Given task → Retype, please, the listing from its opening line through the line that contains "var y = d3.scaleLinear().domain([-5, 8]).range([370.7, 24]);", both included, without the pictures.

Data →
>>>

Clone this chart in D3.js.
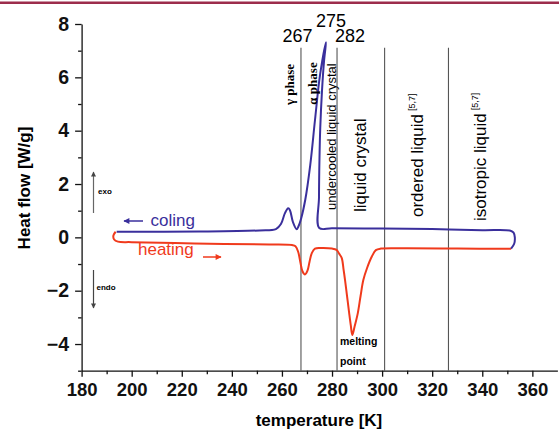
<!DOCTYPE html>
<meta charset="utf-8">
<script src="https://d3js.org/d3.v7.min.js"></script>
<style>
  body { margin: 0; background: #fff; }
  text { font-family: "Liberation Sans", Arial, sans-serif; }
</style>
<div id="viz"></div>
<script>

// heating run, temperature [K] and heat flow [W/g]
var heatT = [193.6, 192.7, 193.0, 194.5, 200, 225, 255, 264, 265.4, 266.5, 267.4, 268.2, 269.2, 270.2, 271.0, 271.9, 273.2, 276, 280, 281.8, 282.9, 283.9, 284.6, 285.2, 286.0, 286.8, 287.5, 288.1, 289.0, 290.3, 291.4, 292.5, 294.0, 295.9, 297.5, 299.5, 310, 330, 351.5];
var heatQ = [0.21, 0.07, -0.08, -0.16, -0.18, -0.23, -0.27, -0.29, -0.33, -0.55, -0.95, -1.27, -1.39, -1.25, -0.92, -0.6, -0.42, -0.40, -0.42, -0.47, -0.62, -0.78, -1.2, -1.6, -2.2, -2.8, -3.3, -3.66, -3.35, -2.84, -2.2, -1.6, -1.15, -0.72, -0.48, -0.42, -0.41, -0.42, -0.43];

// cooling run, traced from the hot end
var coolT = [351.5, 352.7, 353.0, 352.5, 351.3, 340, 320, 300, 280, 274.9, 274.8, 275.0, 275.3, 276.0, 276.8, 277.6, 275.2, 273.2, 271.3, 269.3, 267.7, 266.5, 265.9, 264.4, 263.2, 262.5, 261.2, 259.6, 257.6, 251, 227, 194];
var coolQ = [-0.42, -0.25, 0.0, 0.18, 0.25, 0.27, 0.31, 0.33, 0.34, 0.35, 1.5, 3.0, 4.1, 5.5, 6.6, 7.32, 6.08, 4.40, 2.71, 1.40, 0.72, 0.39, 0.30, 0.57, 1.02, 1.09, 0.91, 0.50, 0.31, 0.26, 0.22, 0.21];

// phase boundaries
var boundT = [267.6, 282, 301, 326.5];
var boundTop = 7.11;

var xTicks = [180, 200, 220, 240, 260, 280, 300, 320, 340, 360];
var xMinor = [190, 210, 230, 250, 270, 290, 310, 330, 350];
var yTicks = [-4, -2, 0, 2, 4, 6, 8];
var yMinor = [-5, -3, -1, 1, 3, 5, 7];

var W = 559, H = 431;
var blue = "#3a2f9c", red = "#f03a1c";

var svg = d3.select("#viz").append("svg")
    .attr("width", W).attr("height", H);

svg.append("rect")
    .attr("x", 0).attr("y", 1.5)
    .attr("width", W).attr("height", 2.5)
    .style("fill", "#9c2d4c");

var x = d3.scaleLinear().domain([180, 370]).range([81.6, 557.4]);
var y = d3.scaleLinear().domain([-5, 8]).range([370.7, 24]);

// axes
var xAxis = svg.append("g")
    .attr("transform", "translate(0," + y(-5) + ")")
    .call(d3.axisBottom(x).tickValues(xTicks).tickSize(6).tickSizeOuter(0).tickPadding(6));
svg.append("g")
    .attr("transform", "translate(0," + y(-5) + ")")
    .call(d3.axisBottom(x).tickValues(xMinor).tickSize(3.5).tickFormat(""))
    .select(".domain").remove();

var yAxis = svg.append("g")
    .attr("transform", "translate(" + x(180) + ",0)")
    .call(d3.axisLeft(y).tickValues(yTicks).tickSize(6.5).tickSizeOuter(0).tickPadding(6));
svg.append("g")
    .attr("transform", "translate(" + x(180) + ",0)")
    .call(d3.axisLeft(y).tickValues(yMinor).tickSize(3.5).tickFormat(""))
    .select(".domain").remove();

svg.selectAll(".domain, .tick line").attr("stroke", "#111").attr("stroke-width", 1.3);
xAxis.selectAll("text").style("font-size", "18.5px").style("font-weight", "bold")
    .style("font-family", "Liberation Sans, Arial, sans-serif").attr("fill", "#111");
yAxis.selectAll("text").style("font-size", "19.5px").style("font-weight", "bold")
    .style("font-family", "Liberation Sans, Arial, sans-serif").attr("fill", "#111");

svg.append("text")
    .attr("x", 319).attr("y", 426)
    .attr("text-anchor", "middle")
    .style("font-size", "17px").style("font-weight", "bold")
    .text("temperature [K]");

svg.append("text")
    .attr("transform", "translate(30,188) rotate(-90)")
    .attr("text-anchor", "middle")
    .style("font-size", "17px").style("font-weight", "bold")
    .text("Heat flow [W/g]");

// boundaries
svg.append("g").selectAll("line")
  .data(boundT)
  .enter().append("line")
    .attr("x1", function (d) { return x(d); })
    .attr("x2", function (d) { return x(d); })
    .attr("y1", y(boundTop))
    .attr("y2", y(-5))
    .attr("stroke", "#555")
    .attr("stroke-width", 1.1);

// curves
var line = d3.line()
    .x(function (d) { return x(d[0]); })
    .y(function (d) { return y(d[1]); })
    .curve(d3.curveCatmullRom.alpha(0.5));

svg.append("path")
    .datum(d3.zip(heatT, heatQ))
    .attr("d", line)
    .attr("fill", "none")
    .attr("stroke", red)
    .attr("stroke-width", 2);

svg.append("path")
    .datum(d3.zip(coolT, coolQ))
    .attr("d", line)
    .attr("fill", "none")
    .attr("stroke", blue)
    .attr("stroke-width", 2);

// temperature marks above boundaries
var marks = [["267", 297.5, 42], ["275", 331, 27], ["282", 350, 42]];
svg.append("g").selectAll("text")
  .data(marks)
  .enter().append("text")
    .attr("x", function (d) { return d[1]; })
    .attr("y", function (d) { return d[2]; })
    .attr("text-anchor", "middle")
    .style("font-size", "18px")
    .text(function (d) { return d[0]; });

// rotated phase names
function vlabel(txt, bx, by, size, opts) {
  opts = opts || {};
  var t = svg.append("text")
    .attr("transform", "translate(" + bx + "," + by + ") rotate(-90)")
    .attr("text-anchor", opts.anchor || "start")
    .style("font-size", size + "px");
  if (opts.serif) t.style("font-family", "Liberation Serif, Times New Roman, serif");
  if (opts.bold) t.style("font-weight", "bold");
  t.append("tspan").text(txt);
  if (opts.sup) {
    t.append("tspan").attr("dx", 3).attr("dy", -8)
      .style("font-size", "9px").text(opts.sup);
  }
  return t;
}

vlabel("\u03b3 phase", 294, 84.5, 13, {serif: true, bold: true, anchor: "middle"});
vlabel("\u03b1 phase", 317, 83.5, 13, {serif: true, bold: true, anchor: "middle"});
vlabel("undercooled liquid crystal", 336, 210, 13);
vlabel("liquid crystal", 365.5, 212, 17);
vlabel("ordered liquid", 422.5, 217, 17, {sup: "[5,7]"});
vlabel("isotropic liquid", 486, 221, 17, {sup: "[5,7]"});

// melting point note
svg.append("text").attr("x", 340).attr("y", 345)
    .style("font-size", "10.5px").style("font-weight", "bold").text("melting");
svg.append("text").attr("x", 340).attr("y", 365)
    .style("font-size", "10.5px").style("font-weight", "bold").text("point");

// arrow markers
var defs = svg.append("defs");
function marker(id, col, w, h) {
  defs.append("marker")
      .attr("id", id)
      .attr("viewBox", "0 0 10 10")
      .attr("refX", 9).attr("refY", 5)
      .attr("markerUnits", "userSpaceOnUse")
      .attr("markerWidth", w).attr("markerHeight", h)
      .attr("orient", "auto")
    .append("path")
      .attr("d", "M0,0 L10,5 L0,10 Z")
      .attr("fill", col);
}
marker("ag", "#444", 8, 5);
marker("ab", blue, 8, 6);
marker("ar", red, 8, 6);

// exo / endo
svg.append("line").attr("x1", 93.5).attr("x2", 93.5).attr("y1", 213).attr("y2", 172)
    .attr("stroke", "#666").attr("stroke-width", 1.2).attr("marker-end", "url(#ag)");
svg.append("line").attr("x1", 93.5).attr("x2", 93.5).attr("y1", 270).attr("y2", 308)
    .attr("stroke", "#444").attr("stroke-width", 1.2).attr("marker-end", "url(#ag)");
svg.append("text").attr("x", 98).attr("y", 194)
    .style("font-size", "8px").style("font-weight", "bold").text("exo");
svg.append("text").attr("x", 96.5).attr("y", 290)
    .style("font-size", "8px").style("font-weight", "bold").text("endo");

// run legend
svg.append("line").attr("x1", 143).attr("x2", 124).attr("y1", 221).attr("y2", 221)
    .attr("stroke", blue).attr("stroke-width", 1.5).attr("marker-end", "url(#ab)");
svg.append("text").attr("x", 150.5).attr("y", 225.5)
    .style("font-size", "17px").attr("fill", blue).text("coling");
svg.append("line").attr("x1", 203).attr("x2", 221).attr("y1", 257).attr("y2", 257)
    .attr("stroke", red).attr("stroke-width", 1.5).attr("marker-end", "url(#ar)");
svg.append("text").attr("x", 138).attr("y", 255)
    .style("font-size", "17px").attr("fill", red).text("heating");

</script>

<<<

Exercise answer →
Clone this chart in D3.js.
<!DOCTYPE html>
<meta charset="utf-8">
<script src="https://d3js.org/d3.v7.min.js"></script>
<style>
  body { margin: 0; background: #fff; }
  text { font-family: "Liberation Sans", Arial, sans-serif; }
</style>
<div id="viz"></div>
<script>

// heating run, temperature [K] and heat flow [W/g]
var heatT = [193.6, 192.7, 193.0, 194.5, 200, 225, 255, 264, 265.4, 266.5, 267.4, 268.2, 269.2, 270.2, 271.0, 271.9, 273.2, 276, 280, 281.8, 282.9, 283.9, 284.6, 285.2, 286.0, 286.8, 287.5, 288.1, 289.0, 290.3, 291.4, 292.5, 294.0, 295.9, 297.5, 299.5, 310, 330, 351.5];
var heatQ = [0.21, 0.07, -0.08, -0.16, -0.18, -0.23, -0.27, -0.29, -0.33, -0.55, -0.95, -1.27, -1.39, -1.25, -0.92, -0.6, -0.42, -0.40, -0.42, -0.47, -0.62, -0.78, -1.2, -1.6, -2.2, -2.8, -3.3, -3.66, -3.35, -2.84, -2.2, -1.6, -1.15, -0.72, -0.48, -0.42, -0.41, -0.42, -0.43];

// cooling run, traced from the hot end
var coolT = [351.5, 352.7, 353.0, 352.5, 351.3, 340, 320, 300, 280, 274.9, 274.8, 275.0, 275.3, 276.0, 276.8, 277.6, 275.2, 273.2, 271.3, 269.3, 267.7, 266.5, 265.9, 264.4, 263.2, 262.5, 261.2, 259.6, 257.6, 251, 227, 194];
var coolQ = [-0.42, -0.25, 0.0, 0.18, 0.25, 0.27, 0.31, 0.33, 0.34, 0.35, 1.5, 3.0, 4.1, 5.5, 6.6, 7.32, 6.08, 4.40, 2.71, 1.40, 0.72, 0.39, 0.30, 0.57, 1.02, 1.09, 0.91, 0.50, 0.31, 0.26, 0.22, 0.21];

// phase boundaries
var boundT = [267.6, 282, 301, 326.5];
var boundTop = 7.11;

var xTicks = [180, 200, 220, 240, 260, 280, 300, 320, 340, 360];
var xMinor = [190, 210, 230, 250, 270, 290, 310, 330, 350];
var yTicks = [-4, -2, 0, 2, 4, 6, 8];
var yMinor = [-5, -3, -1, 1, 3, 5, 7];

var W = 559, H = 431;
var blue = "#3a2f9c", red = "#f03a1c";

var svg = d3.select("#viz").append("svg")
    .attr("width", W).attr("height", H);

svg.append("rect")
    .attr("x", 0).attr("y", 1.5)
    .attr("width", W).attr("height", 2.5)
    .style("fill", "#9c2d4c");

var x = d3.scaleLinear().domain([180, 370]).range([81.6, 557.4]);
var y = d3.scaleLinear().domain([-5, 8]).range([370.7, 24]);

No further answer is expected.